En el colegio San Román, del barrio de Belgrano, las autoridades hacían un culto del ascetismo y la discreción, pero aquel 2 de abril acompañaron con indulgencia los "desbordes" de algarabía estudiantil: un par de pibes colgaron una bandera argentina, hubo cánticos de cancha compartidos en el aula y la mayoría de las materias del día se vieron intervenidas por la emoción del momento. Era como volver a vivir el Mundial 78.
Los alumnos del 4° año bachiller nos dejábamos llevar por una euforia que apenas se vio empañada durante la clase de Historia, cuando la profesora, la señorita Eiras, nos zamarreó con su insospechada dosis de escepticismo. Palabras más, palabras menos, dijo así: "Ojalá me equivoque, pero esto que ustedes están festejando me parece una locura. Pensar que podemos lanzarnos a una guerra con Inglaterra y ganarla es un delirio absoluto, pero bueno, a lo mejor tienen razón ustedes". La distancia reverencial que nos separaba de la profe no impidió que la consideráramos --en silencio-- una amargada y una aguafiestas.

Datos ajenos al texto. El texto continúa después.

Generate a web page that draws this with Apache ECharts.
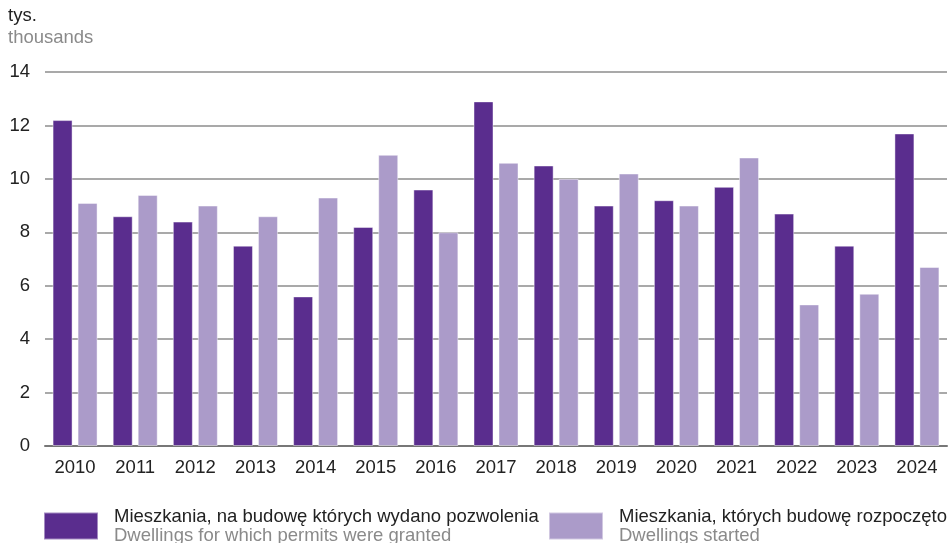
<!DOCTYPE html>
<html>
<head>
<meta charset="utf-8">
<script src="https://cdn.jsdelivr.net/npm/echarts@6/dist/echarts.min.js"></script>
<style>
  html, body { margin: 0; padding: 0; background: #fff; }
  #chart { width: 951px; height: 543px; }
</style>
</head>
<body>
<div id="chart"></div>
<script>
// dane - tys. mieszkań
const years = ['2010','2011','2012','2013','2014','2015','2016','2017','2018','2019','2020','2021','2022','2023','2024']
const permits = [12.2, 8.6, 8.4, 7.5, 5.6, 8.2, 9.6, 12.9, 10.5, 9.0, 9.2, 9.7, 8.7, 7.5, 11.7]
const started = [9.1, 9.4, 9.0, 8.6, 9.3, 10.9, 8.0, 10.6, 10.0, 10.2, 9.0, 10.8, 5.3, 5.7, 6.7]
const namePermits = 'Mieszkania, na budowę których wydano pozwolenia'
const namePermitsEn = 'Dwellings for which permits were granted'
const nameStarted = 'Mieszkania, których budowę rozpoczęto'
const nameStartedEn = 'Dwellings started'

const DARK = '#5a2d8e'
const LIGHT = '#ab9bc9'
const FONT = 'Liberation Sans, Arial, sans-serif'
const FS = 18.5

const chart = echarts.init(document.getElementById('chart'))

function legendFor (name, en, left) {
  return {
    left: left,
    top: 502,
    itemWidth: 54,
    itemHeight: 27,
    icon: 'rect',
    selectedMode: false,
    data: [name],
    formatter: function (n) { return '{a|' + n + '}\n{b|' + en + '}' },
    textStyle: {
      rich: {
        a: { fontSize: FS, color: '#222', fontFamily: FONT, lineHeight: 19, padding: [0, 0, 0, 11] },
        b: { fontSize: FS, color: '#8a8a8a', fontFamily: FONT, lineHeight: 19, padding: [0, 0, 0, 11] }
      }
    }
  }
}

chart.setOption({
  animation: false,
  textStyle: { fontFamily: FONT },
  title: [
    { text: 'tys.', left: 3, top: 1, textStyle: { fontSize: FS, fontWeight: 'normal', color: '#222', fontFamily: FONT } },
    { text: 'thousands', left: 3, top: 23, textStyle: { fontSize: FS, fontWeight: 'normal', color: '#8a8a8a', fontFamily: FONT } }
  ],
  legend: [
    legendFor(namePermits, namePermitsEn, 38),
    legendFor(nameStarted, nameStartedEn, 543)
  ],
  grid: { left: 45, right: 4, top: 72, bottom: 97 },
  xAxis: {
    type: 'category',
    data: years,
    axisTick: { show: false },
    axisLine: { lineStyle: { color: '#777', width: 2 } },
    axisLabel: { color: '#222', fontSize: FS, margin: 12 }
  },
  yAxis: {
    type: 'value',
    min: 0,
    max: 14,
    interval: 2,
    axisLine: { show: false },
    axisTick: { show: false },
    axisLabel: { color: '#222', fontSize: FS, margin: 15 },
    splitLine: { lineStyle: { color: '#8c8c8c', width: 1.5 } }
  },
  series: [
    {
      name: namePermits,
      type: 'bar',
      data: permits,
      barWidth: 20,
      barGap: '25%',
      itemStyle: { color: DARK, borderColor: 'rgba(255,255,255,0.45)', borderWidth: 1 }
    },
    {
      name: nameStarted,
      type: 'bar',
      data: started,
      barWidth: 20,
      itemStyle: { color: LIGHT, borderColor: 'rgba(255,255,255,0.45)', borderWidth: 1 }
    }
  ]
})
</script>
</body>
</html>
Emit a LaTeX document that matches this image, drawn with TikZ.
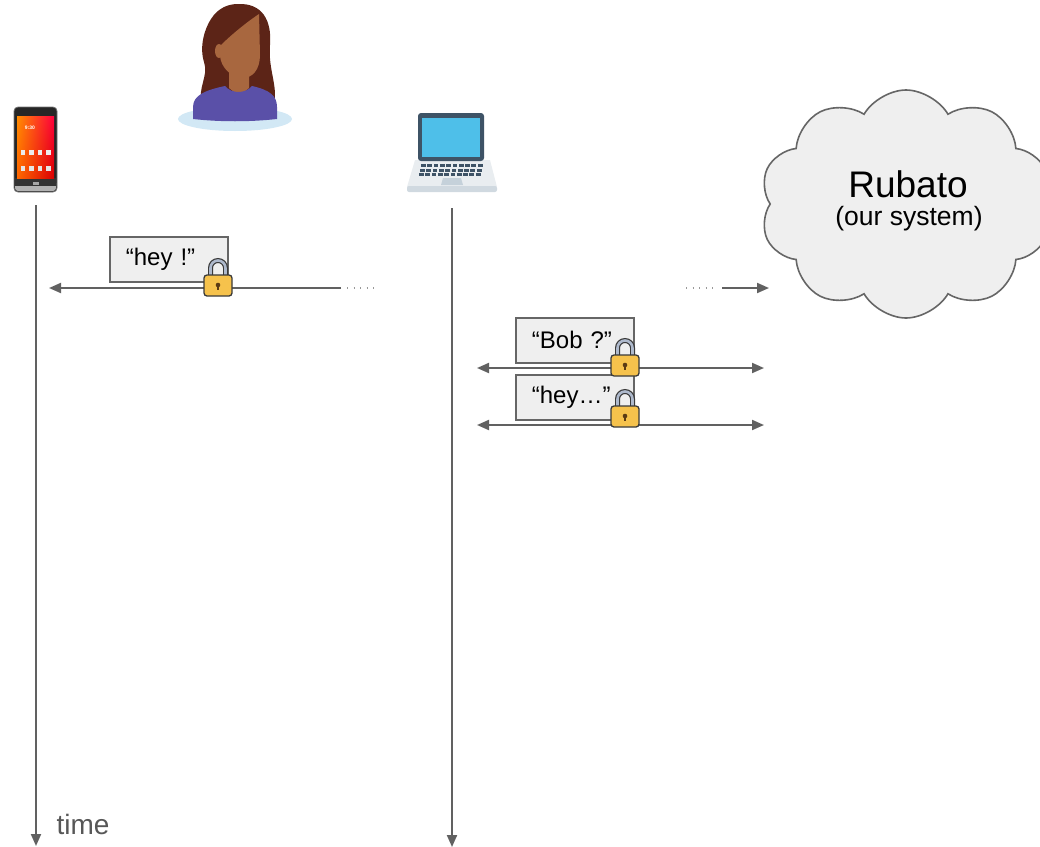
\documentclass[tikz,border=0pt]{standalone}
\usepackage{fontspec}
\setmainfont{Liberation Sans}
\usetikzlibrary{arrows.meta,shapes.symbols,shadings}

\definecolor{linegray}{HTML}{616161}
\definecolor{dotgray}{HTML}{999999}
\definecolor{boxedge}{HTML}{666666}
\definecolor{boxfill}{HTML}{EFEFEF}
\definecolor{lockbody}{HTML}{F6C24C}
\definecolor{lockedge}{HTML}{3A3A3A}
\definecolor{shackle}{HTML}{AEB9CC}
\definecolor{keyhole}{HTML}{5B3B14}
\definecolor{hair}{HTML}{5C2417}
\definecolor{skin}{HTML}{A8673F}
\definecolor{shirt}{HTML}{5A50A8}
\definecolor{halo}{HTML}{D2E8F5}
\definecolor{bezel}{HTML}{3E5366}
\definecolor{lcd}{HTML}{4EBFE9}
\definecolor{deck}{HTML}{E9EDF0}
\definecolor{deckedge}{HTML}{D0D9E0}
\definecolor{pad}{HTML}{C5D1DA}

\tikzset{
  lifeline/.style={draw=linegray, line width=2pt, -{Triangle[length=12pt,width=10pt]}},
  oneway/.style={draw=linegray, line width=2pt, -{Triangle[length=12pt,width=10pt]}},
  twoway/.style={draw=linegray, line width=2pt,
    {Triangle[length=12pt,width=10pt]}-{Triangle[length=12pt,width=10pt]}},
  dotted trail/.style={draw=dotgray, line width=1.4pt, dash pattern=on 1.4pt off 5.1pt},
  msgbox/.style={draw=boxedge, fill=boxfill, line width=1.8pt, anchor=north west,
    text width=86pt, inner xsep=16pt, inner ysep=0pt, minimum height=45pt, align=left,
    font=\fontsize{24}{28}\selectfont},
  padlock/.pic={
    \draw[lockedge, line width=5pt] (-7.5,-9) -- (-7.5,-17)
      arc[start angle=180, end angle=360, radius=7.5] -- (7.5,-9);
    \draw[shackle, line width=2.6pt] (-7.5,-9) -- (-7.5,-17)
      arc[start angle=180, end angle=360, radius=7.5] -- (7.5,-9);
    \filldraw[fill=lockbody, draw=lockedge, line width=1.3pt, rounded corners=3pt]
      (-14,-10) rectangle (14,11);
    \fill[keyhole] (0,0) circle[radius=2.3];
    \fill[keyhole] (-1,0) rectangle (1,4.8);
  }
}

\begin{document}
\begin{tikzpicture}[x=1pt, y=-1pt]
\useasboundingbox (0,0) rectangle (1040,846);

% ---------- phone ----------
\fill[black!85, rounded corners=4pt] (14,107) rectangle (57,192);
\fill[gray!60, rounded corners=3pt] (15,180) rectangle (56,191);
\fill[black!80] (15,178) rectangle (56,186);
\draw[black!55, line width=0.8pt, rounded corners=4pt] (14,107) rectangle (57,192);
\shade[upper left=orange!90!yellow, upper right=red!75!magenta,
       lower left=orange!80!red, lower right=red!85!black] (17,116) rectangle (54,178);
\node[white, font=\fontsize{5}{5}\selectfont\bfseries] (clock) at (30,128) {9:30};
\foreach \i in {0,1,2,3} {
  \fill[white!85!gray] (20.5+\i*8.5,150) rectangle (25+\i*8.5,155);
  \fill[white!80!gray] (20.5+\i*8.5,166) rectangle (25+\i*8.5,171);
}
\fill[gray!70] (33,182) rectangle (39,185);

% ---------- person ----------
\fill[halo] (235,119) ellipse[x radius=57, y radius=12];
\fill[hair] (238,4) .. controls (262,3) and (272,20) .. (270,45)
  .. controls (268,70) and (278,85) .. (274,104) -- (202,104)
  .. controls (197,88) and (209,76) .. (204,62)
  .. controls (199,46) and (205,28) .. (211,19)
  .. controls (218,8) and (228,4) .. (238,4) -- cycle;
\fill[skin] (229,62) -- (249,62) -- (249,88) -- (239,96) -- (229,88) -- cycle;
\fill[skin] (220,46) .. controls (234,32) and (250,20) .. (259,14)
  -- (260,55) .. controls (260,70) and (252,78) .. (243,78)
  .. controls (232,78) and (221,68) .. (220,56) -- cycle;
\fill[skin] (219,51) ellipse[x radius=4, y radius=7];
\fill[shirt] (193,119) -- (193,107) .. controls (193,95) and (206,90) .. (225,86)
  .. controls (232,94) and (245,94) .. (252,86)
  .. controls (270,90) and (277,96) .. (277,107) -- (277,119)
  .. controls (250,122) and (220,122) .. (193,119) -- cycle;

% ---------- laptop ----------
\fill[deck] (415,160) -- (490,160) -- (497,187) -- (407,187) -- cycle;
\fill[deckedge, rounded corners=2pt] (407,186) rectangle (497,192);
\fill[bezel, rounded corners=3pt] (418,113) rectangle (484,161);
\fill[lcd] (422,118) rectangle (480,157);
\foreach \r/\y/\x in {0/164/421, 1/168.5/420, 2/173/419} {
  \foreach \k in {0,...,9} {
    \fill[bezel] (\x+\k*6.3,\y) rectangle (\x+\k*6.3+4.8,\y+3.2);
  }
}
\fill[pad] (443,178) -- (461,178) -- (463,185) -- (441,185) -- cycle;

% ---------- cloud ----------
\node[cloud, cloud puffs=10, cloud puff arc=120, draw=boxedge, fill=boxfill,
      line width=1.6pt, minimum width=292pt, minimum height=228pt, inner sep=0pt]
      (cloudsys) at (906,204) {};
\node[font=\fontsize{37}{40}\selectfont] (rubato) at (908,184) {Rubato};
\node[font=\fontsize{26.5}{30}\selectfont] (oursys) at (909,219) {(our system)};

% ---------- lifelines ----------
\coordinate (phonetop) at (36,205);
\coordinate (phoneend) at (36,846);
\coordinate (laptoptop) at (452,208);
\coordinate (laptopend) at (452,847);
\draw[lifeline] (phonetop) -- (phoneend);
\draw[lifeline] (laptoptop) -- (laptopend);
\node[anchor=west, text=linegray!90!black, font=\fontsize{28}{30}\selectfont] (timelabel)
  at (53,824) {time};

% ---------- message to the phone ----------
\node[msgbox] (hey) at (109,236) {“hey !”};
\coordinate (m1from) at (341,288);
\coordinate (m1to) at (49,288);
\coordinate (m1dotA) at (347,288);
\coordinate (m1dotB) at (376,288);
\draw[oneway] (m1from) -- (m1to);
\draw[dotted trail] (m1dotA) -- (m1dotB);

% ---------- message to the cloud ----------
\coordinate (m2dotA) at (686,288);
\coordinate (m2dotB) at (718,288);
\coordinate (m2from) at (722,288);
\coordinate (m2to) at (769,288);
\draw[dotted trail] (m2dotA) -- (m2dotB);
\draw[oneway] (m2from) -- (m2to);

% ---------- laptop exchanges ----------
\node[msgbox] (bob) at (515,317) {“Bob ?”};
\node[msgbox] (heyback) at (515,374) {“hey…”};
\coordinate (x1l) at (477,368);
\coordinate (x1r) at (764,368);
\coordinate (x2l) at (477,425);
\coordinate (x2r) at (764,425);
\draw[twoway] (x1l) -- (x1r);
\draw[twoway] (x2l) -- (x2r);

% ---------- padlocks ----------
\pic at (218,285) {padlock};
\pic at (625,365) {padlock};
\pic at (625,416) {padlock};
\end{tikzpicture}
\end{document}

No hubo impugnaciones adicionales para nuestra alegría adolescente. La gesta coincidió con un período de transición en la conducción del colegio de curas: el ala nacionalista y ultra católica había desplazado de la dirección a la corriente liberal. Nosotros -los estudiantes- no entendíamos mucho por entonces, pero la grieta se veía insalvable: por un lado mitristas pro Estados Unidos y pro dictadura militar; por el otro, rosistas pro España (sí, la España católica era la medida de las cosas) y pro dictadura militar; estos últimos, que establecieron su primer bunker en la materia "Moral y Religión", planteaban un matiz: aprobaban la política antisubversiva del Proceso pero condenaban el liberalismo económico de Martínez de Hoz y sus sucesores. La aventura malvinera fue --para ellos-- el canto del cisne.
Varios de mis compañeros eran hijos de militares. El colegio, muy estricto en términos burocráticos, tenía con ellos ciertas excepciones. Por ejemplo, podían inscribirse en cualquier época del año, según como se definieran los eventuales traslados de sus padres. Pero casi todos --tanto hijos de militares como hijos de libreros, como era mi caso-- teníamos muy naturalizados ciertos códigos castrenses que incluían desde la camaradería deportiva entre varones (recién muchos años después aceptaron mujeres en el San Román) hasta las exigencias con el uniforme y el pelo, cortado con maquinita en la nuca, de tal modo que siempre quedaran dos dedos libres por encima del cuello de la camisa.
Pese a esta familiaridad costumbrista que daba por sentadas otras afinidades, estábamos tan lejos de la guerra como la inmensa mayoría de los argentinos. Los soldaditos, que tenían dos años más que nosotros, pasaban de largo desde la provincia de Corrientes hasta las islas Malvinas; la mayoría de los padres militares de nuestros compañeros ocupaban puestos de logística en Buenos Aires o eran funcionarios del gobierno, pero en ningún caso teníamos acceso a información privilegiada.
Así que fuimos ganando hasta el final, mientras compartíamos ejemplares alentadores de las revistas Gente, La Semana y 7 Días con el mismo espíritu con el que leíamos El Gráfico y Goles Match. Todas las fake news eran de nuestro agrado. Con varios compañeros fuimos a ver el festival rockero de la Solidaridad Latinoamericana pero salimos un poco confundidos, después de haber agitado durante todo el día consignas bélicas para terminar cantando emocionados "Algo de paz".
El 14 de junio varios de los chicos faltaron al colegio. Pero en realidad, de algún modo, faltamos todos. Ya conocíamos la noticia de la rendición pero nadie dijo una palabra. El estupor se tradujo en un silencio generalizado que empezó en el aula, se trasladó al patio en el recreo y continuó en el regreso a casa, ya dispersados, porque teníamos prohibido formar grupitos de más de dos estudiantes en las esquinas. Solo volví a sentir en la calle un silencio similar el día que se descubrió el doping de Maradona en el Mundial '94.
El deshielo se demoró un poco más que en otros colegios pero fue derramando también sobre el San Román. Un día un pibe trajo un casete que tenía de un lado temas de los Redonditos de Ricota y del otro "canciones prohibidas" de Piero. Al mes siguiente otro nos pasó por debajo de la mesa un ejemplar de la revista Humor. Uno de los mejores promedios de la clase se confesó radical. Hasta se relajó un par de centímetros la exigencia de los celadores para el corte de pelo. Pero hasta que terminamos la secundaria nunca más se volvió a hablar de Malvinas.